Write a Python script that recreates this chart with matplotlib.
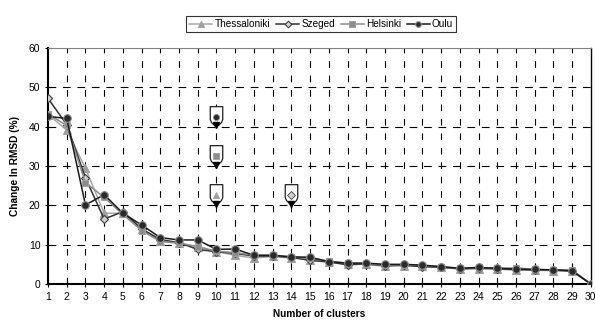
import matplotlib
matplotlib.use('Agg')
import matplotlib.pyplot as plt
from matplotlib.path import Path
from matplotlib.transforms import ScaledTranslation

plt.rcParams['font.family'] = ['Liberation Sans', 'DejaVu Sans']

# 数据
clusters = list(range(1, 31))
thessaloniki = [43.0, 39.2, 29.4, 18.0, 18.0, 14.0, 11.0, 10.3, 9.5, 8.2, 7.3, 6.6, 7.0, 6.6, 6.2,
                5.6, 5.0, 5.0, 4.5, 4.6, 4.5, 4.2, 3.8, 3.9, 3.8, 3.5, 3.5, 3.4, 3.3, 0.0]
szeged = [47.2, 40.5, 27.0, 16.5, 18.4, 14.0, 11.3, 10.5, 8.8, 8.2, 7.8, 7.1, 7.1, 6.8, 6.0,
          5.6, 4.9, 5.1, 4.7, 4.8, 4.4, 4.3, 3.9, 4.0, 3.9, 3.7, 3.6, 3.5, 3.3, 0.0]
helsinki = [43.2, 40.3, 25.8, 22.0, 17.7, 13.6, 10.8, 10.4, 9.5, 8.3, 8.0, 7.3, 7.3, 6.9, 6.5,
            5.8, 5.3, 5.2, 4.8, 4.9, 4.7, 4.4, 4.0, 4.2, 4.0, 4.1, 3.7, 3.6, 3.5, 0.0]
oulu = [42.6, 42.1, 20.1, 22.7, 18.0, 15.0, 11.8, 11.2, 11.2, 8.8, 8.9, 7.3, 7.3, 6.9, 6.8,
        5.7, 5.3, 5.3, 5.0, 5.0, 4.8, 4.4, 4.0, 4.2, 4.0, 3.8, 3.7, 3.6, 3.4, 0.0]

# 标注位置
pin_city = ['Oulu', 'Helsinki', 'Thessaloniki', 'Szeged']
pin_x = [10, 10, 10, 14]
pin_y = [40, 30, 20, 20]

styles = {
    'Thessaloniki': dict(color='#a8a8a8', marker='^', mfc='#a0a0a0', mec='#a0a0a0', ms=5.5),
    'Szeged': dict(color='#303030', marker='D', mfc='#d0d0d0', mec='#404040', ms=4.5),
    'Helsinki': dict(color='#8c8c8c', marker='s', mfc='#8c8c8c', mec='#a0a0a0', ms=5),
    'Oulu': dict(color='#1a1a1a', marker='o', mfc='#2a2a2a', mec='#909090', ms=5.5),
}
series = {'Thessaloniki': thessaloniki, 'Szeged': szeged, 'Helsinki': helsinki, 'Oulu': oulu}

fig = plt.figure(figsize=(5.95, 3.2), dpi=100)
ax = fig.add_axes([0.0807, 0.1125, 0.9123, 0.7375])

for name in ['Thessaloniki', 'Szeged', 'Helsinki', 'Oulu']:
    st = styles[name]
    ax.plot(clusters, series[name], color=st['color'], lw=1.1, marker=st['marker'],
            mfc=st['mfc'], mec=st['mec'], ms=st['ms'], mew=0.8, label=name, zorder=3)

# 标注 (pin 形状)
pin_path = Path([(-0.3, 1.0), (0.3, 1.0), (0.3, 0.38), (0.24, 0.24), (0.12, 0.12), (0.0, 0.06),
                 (-0.12, 0.12), (-0.24, 0.24), (-0.3, 0.38), (-0.3, 1.0)],
                [Path.MOVETO] + [Path.LINETO] * 8 + [Path.CLOSEPOLY])
inner_off = ax.transData + ScaledTranslation(0, 10 / 100, fig.dpi_scale_trans)
tip_off = ax.transData + ScaledTranslation(0, 1.5 / 100, fig.dpi_scale_trans)
for name, px, py in zip(pin_city, pin_x, pin_y):
    st = styles[name]
    ax.plot([px], [py], marker=pin_path, ms=30, mfc='white', mec='#202020', mew=0.9,
            ls='none', zorder=5)
    ax.plot([px], [py], marker='v', ms=4, color='black', ls='none', zorder=6, transform=tip_off)
    ax.plot([px], [py], marker=st['marker'], ms=st['ms'] * 0.8, mfc=st['mfc'], mec=st['mec'],
            mew=0.6, ls='none', zorder=6, transform=inner_off)

ax.set_xlim(1, 30)
ax.set_ylim(0, 60)
ax.set_xticks(clusters)
ax.set_yticks(range(0, 61, 10))
ax.tick_params(direction='inout', length=5, width=0.8, labelsize=7.5, pad=3)

for x in clusters[1:-1]:
    ax.axvline(x, color='black', lw=0.8, ls=(0, (6, 7)), zorder=1)
for y in range(10, 60, 10):
    ax.axhline(y, color='black', lw=0.8, ls=(0, (7, 6)), zorder=1)

for side in ['left', 'bottom']:
    ax.spines[side].set_linewidth(1.5)
ax.spines['right'].set_linewidth(1.0)
ax.spines['top'].set_linewidth(0.8)
ax.spines['top'].set_color('#808080')

ax.set_xlabel('Number of clusters', fontsize=7.3, weight='bold', labelpad=5)
ax.set_ylabel('Change In RMSD (%)', fontsize=7.3, weight='bold', labelpad=6)

leg = fig.legend(loc='center', bbox_to_anchor=(0.54, 0.924), ncol=4, fontsize=7.2,
                 frameon=True, fancybox=False, edgecolor='black', handlelength=2.3,
                 handletextpad=0.2, columnspacing=0.6, borderpad=0.3, markerscale=0.75)
leg.get_frame().set_linewidth(0.8)

fig.savefig('out.png', dpi=100)
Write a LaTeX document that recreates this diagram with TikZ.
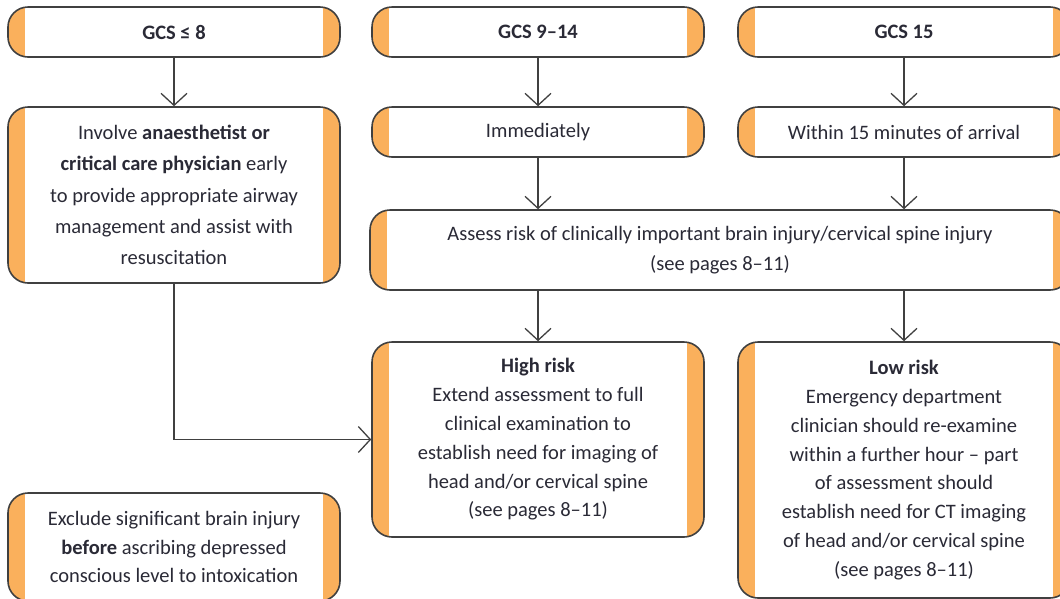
\documentclass[tikz,border=0pt]{standalone}
\usepackage{fontspec}
\setmainfont{Carlito}
\usetikzlibrary{arrows.meta}
\definecolor{orangec}{HTML}{FAB05C}
\definecolor{bordc}{HTML}{404040}
\definecolor{textc}{HTML}{2A2A36}
\tikzset{
  box/.style={draw=bordc, line width=1.6pt, fill=white, rounded corners=20pt,
    inner sep=0pt, align=center, text=textc, minimum width=332pt,
    font=\fontsize{20.5}{28.8}\selectfont,
    path picture={
      \fill[orangec, sharp corners] (path picture bounding box.south west) rectangle ([xshift=17pt]path picture bounding box.north west);
      \fill[orangec, sharp corners] (path picture bounding box.south east) rectangle ([xshift=-17pt]path picture bounding box.north east);
    }},
  conn/.style={draw=bordc, line width=1.3pt, -{Straight Barb[length=12pt,width=26pt,line width=1.3pt]}}
}
\begin{document}
\begin{tikzpicture}[x=1pt,y=-1pt]
\useasboundingbox (0,0) rectangle (1060,598);
\clip (0,0) rectangle (1060,598);
\node[box, minimum height=50pt] (g8) at (174,32) {\textbf{GCS ≤ 8}};
\node[box, minimum height=50pt] (g914) at (538,32) {\textbf{GCS 9–14}};
\node[box, minimum height=50pt] (g15) at (904,32) {\textbf{GCS 15}};
\node[box, minimum height=176pt, font=\fontsize{20.5}{31.3}\selectfont] (inv) at (174,195) {Involve \textbf{anaesthetist or}\\ \textbf{critical care physician} early\\ to provide appropriate airway\\ management and assist with\\ resuscitation};
\node[box, minimum height=50pt] (imm) at (538,132) {Immediately};
\node[box, minimum height=50pt] (win) at (904,132) {Within 15 minutes of arrival};
\node[box, minimum height=80pt, minimum width=700pt, font=\fontsize{20.5}{30}\selectfont] (ass) at (720,250) {Assess risk of clinically important brain injury/cervical spine injury\\ (see pages 8–11)};
\node[box, minimum height=195pt] (high) at (538,439.5) {\textbf{High risk}\\ Extend assessment to full\\ clinical examination to\\ establish need for imaging of\\ head and/or cervical spine\\ (see pages 8–11)};
\node[box, minimum height=256pt] (low) at (904,470) {\textbf{Low risk}\\ Emergency department\\ clinician should re-examine\\ within a further hour – part\\ of assessment should\\ establish need for CT imaging\\ of head and/or cervical spine\\ (see pages 8–11)};
\node[box, minimum height=108pt] (exc) at (174,547) {Exclude significant brain injury\\ \textbf{before} ascribing depressed\\ conscious level to intoxication};
\draw[conn] (g8) -- (inv);
\draw[conn] (g914) -- (imm);
\draw[conn] (g15) -- (win);
\draw[conn] (imm) -- (imm |- ass.north);
\draw[conn] (win) -- (win |- ass.north);
\draw[conn] (ass.south -| high) -- (high);
\draw[conn] (ass.south -| low) -- (low);
\draw[conn] (inv.south) |- (high.west);
\end{tikzpicture}
\end{document}
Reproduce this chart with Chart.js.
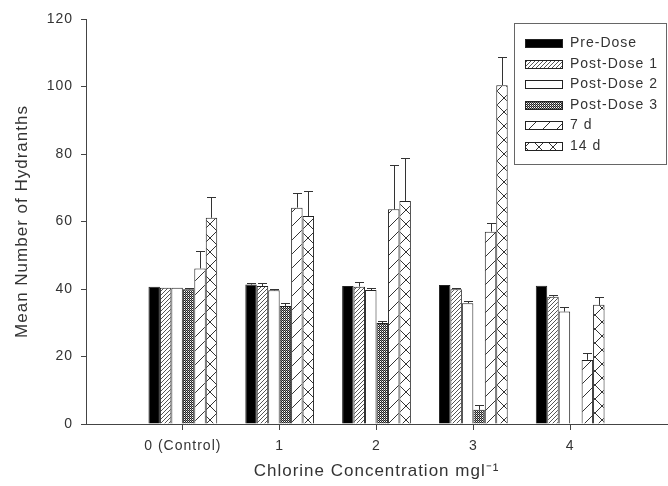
____________________
**SHORT PROBLEM**. In the lines above, find each one with "chart" and list it.

**FINAL ANSWER**.
Write a Python script that recreates this chart with matplotlib.
Reproduce this chart with Chart.js.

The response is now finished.